### Written problem
Retype the lines beneath this one, from the first through the line containing "1.11], [123, 1.38]];". Pictures are left out.

-*-

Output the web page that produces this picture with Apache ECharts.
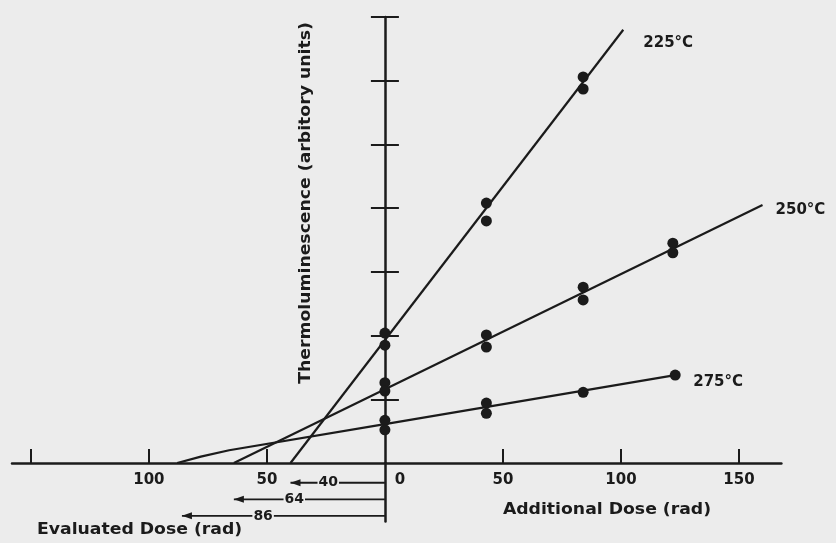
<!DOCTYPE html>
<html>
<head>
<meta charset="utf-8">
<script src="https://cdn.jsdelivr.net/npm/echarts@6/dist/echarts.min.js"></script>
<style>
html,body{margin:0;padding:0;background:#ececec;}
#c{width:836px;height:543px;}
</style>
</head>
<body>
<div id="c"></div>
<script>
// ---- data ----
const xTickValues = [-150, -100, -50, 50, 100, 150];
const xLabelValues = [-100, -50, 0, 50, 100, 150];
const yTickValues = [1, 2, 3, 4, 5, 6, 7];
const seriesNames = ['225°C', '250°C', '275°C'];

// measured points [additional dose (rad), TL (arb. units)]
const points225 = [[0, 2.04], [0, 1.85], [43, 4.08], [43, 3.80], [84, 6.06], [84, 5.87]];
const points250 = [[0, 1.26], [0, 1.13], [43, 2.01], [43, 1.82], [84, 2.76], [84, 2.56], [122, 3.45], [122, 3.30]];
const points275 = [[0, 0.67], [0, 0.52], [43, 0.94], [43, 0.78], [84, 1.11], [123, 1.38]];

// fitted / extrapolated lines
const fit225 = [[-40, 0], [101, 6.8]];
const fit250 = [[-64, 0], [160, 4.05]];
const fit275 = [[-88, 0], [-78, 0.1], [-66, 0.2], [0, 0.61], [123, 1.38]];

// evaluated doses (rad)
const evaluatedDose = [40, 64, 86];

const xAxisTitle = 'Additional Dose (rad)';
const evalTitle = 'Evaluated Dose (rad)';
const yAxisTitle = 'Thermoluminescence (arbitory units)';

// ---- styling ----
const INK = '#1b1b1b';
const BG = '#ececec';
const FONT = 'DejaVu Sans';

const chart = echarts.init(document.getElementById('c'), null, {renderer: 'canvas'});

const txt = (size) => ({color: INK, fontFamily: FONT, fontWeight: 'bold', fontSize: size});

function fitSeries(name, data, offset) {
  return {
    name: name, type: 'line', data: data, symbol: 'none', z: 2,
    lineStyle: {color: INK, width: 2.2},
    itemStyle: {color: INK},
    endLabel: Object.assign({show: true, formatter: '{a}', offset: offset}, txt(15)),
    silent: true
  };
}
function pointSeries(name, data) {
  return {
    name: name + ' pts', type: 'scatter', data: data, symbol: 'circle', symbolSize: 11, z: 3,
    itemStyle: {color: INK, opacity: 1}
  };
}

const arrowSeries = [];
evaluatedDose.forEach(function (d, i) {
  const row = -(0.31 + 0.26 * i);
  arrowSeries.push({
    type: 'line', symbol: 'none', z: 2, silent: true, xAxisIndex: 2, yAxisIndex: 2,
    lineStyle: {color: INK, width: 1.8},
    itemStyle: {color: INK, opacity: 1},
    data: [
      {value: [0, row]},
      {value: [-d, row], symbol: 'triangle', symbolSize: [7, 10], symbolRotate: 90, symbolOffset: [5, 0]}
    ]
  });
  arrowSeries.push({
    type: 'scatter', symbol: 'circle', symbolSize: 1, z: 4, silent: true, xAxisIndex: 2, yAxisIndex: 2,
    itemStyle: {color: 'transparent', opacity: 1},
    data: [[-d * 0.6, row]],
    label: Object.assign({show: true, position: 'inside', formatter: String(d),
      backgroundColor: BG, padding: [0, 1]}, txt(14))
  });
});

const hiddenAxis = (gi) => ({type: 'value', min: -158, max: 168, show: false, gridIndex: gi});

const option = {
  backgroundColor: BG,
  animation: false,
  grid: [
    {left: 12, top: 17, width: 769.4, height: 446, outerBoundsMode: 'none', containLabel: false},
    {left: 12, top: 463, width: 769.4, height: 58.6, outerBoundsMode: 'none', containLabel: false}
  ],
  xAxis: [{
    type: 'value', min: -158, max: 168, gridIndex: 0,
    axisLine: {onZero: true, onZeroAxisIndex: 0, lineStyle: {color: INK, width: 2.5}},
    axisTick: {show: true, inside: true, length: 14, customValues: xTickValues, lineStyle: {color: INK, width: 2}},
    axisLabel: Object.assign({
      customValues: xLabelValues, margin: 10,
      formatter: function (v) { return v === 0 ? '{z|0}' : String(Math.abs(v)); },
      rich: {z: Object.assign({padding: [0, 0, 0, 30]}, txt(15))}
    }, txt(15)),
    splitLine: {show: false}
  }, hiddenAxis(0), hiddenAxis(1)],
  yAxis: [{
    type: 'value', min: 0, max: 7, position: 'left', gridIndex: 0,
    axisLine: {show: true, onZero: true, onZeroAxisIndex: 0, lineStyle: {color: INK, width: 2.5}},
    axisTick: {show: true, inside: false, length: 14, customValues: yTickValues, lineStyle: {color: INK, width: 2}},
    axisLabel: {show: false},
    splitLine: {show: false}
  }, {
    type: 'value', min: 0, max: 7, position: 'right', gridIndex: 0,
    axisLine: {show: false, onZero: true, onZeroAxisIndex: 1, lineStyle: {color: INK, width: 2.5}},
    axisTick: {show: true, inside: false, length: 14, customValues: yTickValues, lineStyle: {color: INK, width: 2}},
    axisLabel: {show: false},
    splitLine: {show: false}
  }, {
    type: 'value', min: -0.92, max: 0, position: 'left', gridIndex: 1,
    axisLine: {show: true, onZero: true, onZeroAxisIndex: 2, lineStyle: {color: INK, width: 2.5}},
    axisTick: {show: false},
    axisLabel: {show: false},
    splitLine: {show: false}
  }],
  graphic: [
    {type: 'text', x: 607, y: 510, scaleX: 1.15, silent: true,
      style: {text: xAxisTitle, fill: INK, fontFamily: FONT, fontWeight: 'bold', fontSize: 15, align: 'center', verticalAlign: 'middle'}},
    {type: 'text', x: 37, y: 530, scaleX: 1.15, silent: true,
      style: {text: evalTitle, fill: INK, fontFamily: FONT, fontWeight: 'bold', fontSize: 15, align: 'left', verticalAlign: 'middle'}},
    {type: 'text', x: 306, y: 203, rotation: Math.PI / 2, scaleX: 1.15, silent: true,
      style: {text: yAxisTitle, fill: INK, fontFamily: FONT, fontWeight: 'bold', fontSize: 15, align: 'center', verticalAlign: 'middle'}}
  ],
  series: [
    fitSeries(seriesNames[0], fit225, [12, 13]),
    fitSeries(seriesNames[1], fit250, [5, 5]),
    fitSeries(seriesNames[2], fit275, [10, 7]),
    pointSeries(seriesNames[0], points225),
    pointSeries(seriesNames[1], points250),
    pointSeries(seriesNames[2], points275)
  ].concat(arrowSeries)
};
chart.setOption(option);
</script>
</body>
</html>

-*-

### Problem solution
Output the web page that produces this picture with Apache ECharts.
<!DOCTYPE html>
<html>
<head>
<meta charset="utf-8">
<script src="https://cdn.jsdelivr.net/npm/echarts@6/dist/echarts.min.js"></script>
<style>
html,body{margin:0;padding:0;background:#ececec;}
#c{width:836px;height:543px;}
</style>
</head>
<body>
<div id="c"></div>
<script>
// ---- data ----
const xTickValues = [-150, -100, -50, 50, 100, 150];
const xLabelValues = [-100, -50, 0, 50, 100, 150];
const yTickValues = [1, 2, 3, 4, 5, 6, 7];
const seriesNames = ['225°C', '250°C', '275°C'];

// measured points [additional dose (rad), TL (arb. units)]
const points225 = [[0, 2.04], [0, 1.85], [43, 4.08], [43, 3.80], [84, 6.06], [84, 5.87]];
const points250 = [[0, 1.26], [0, 1.13], [43, 2.01], [43, 1.82], [84, 2.76], [84, 2.56], [122, 3.45], [122, 3.30]];
const points275 = [[0, 0.67], [0, 0.52], [43, 0.94], [43, 0.78], [84, 1.11], [123, 1.38]];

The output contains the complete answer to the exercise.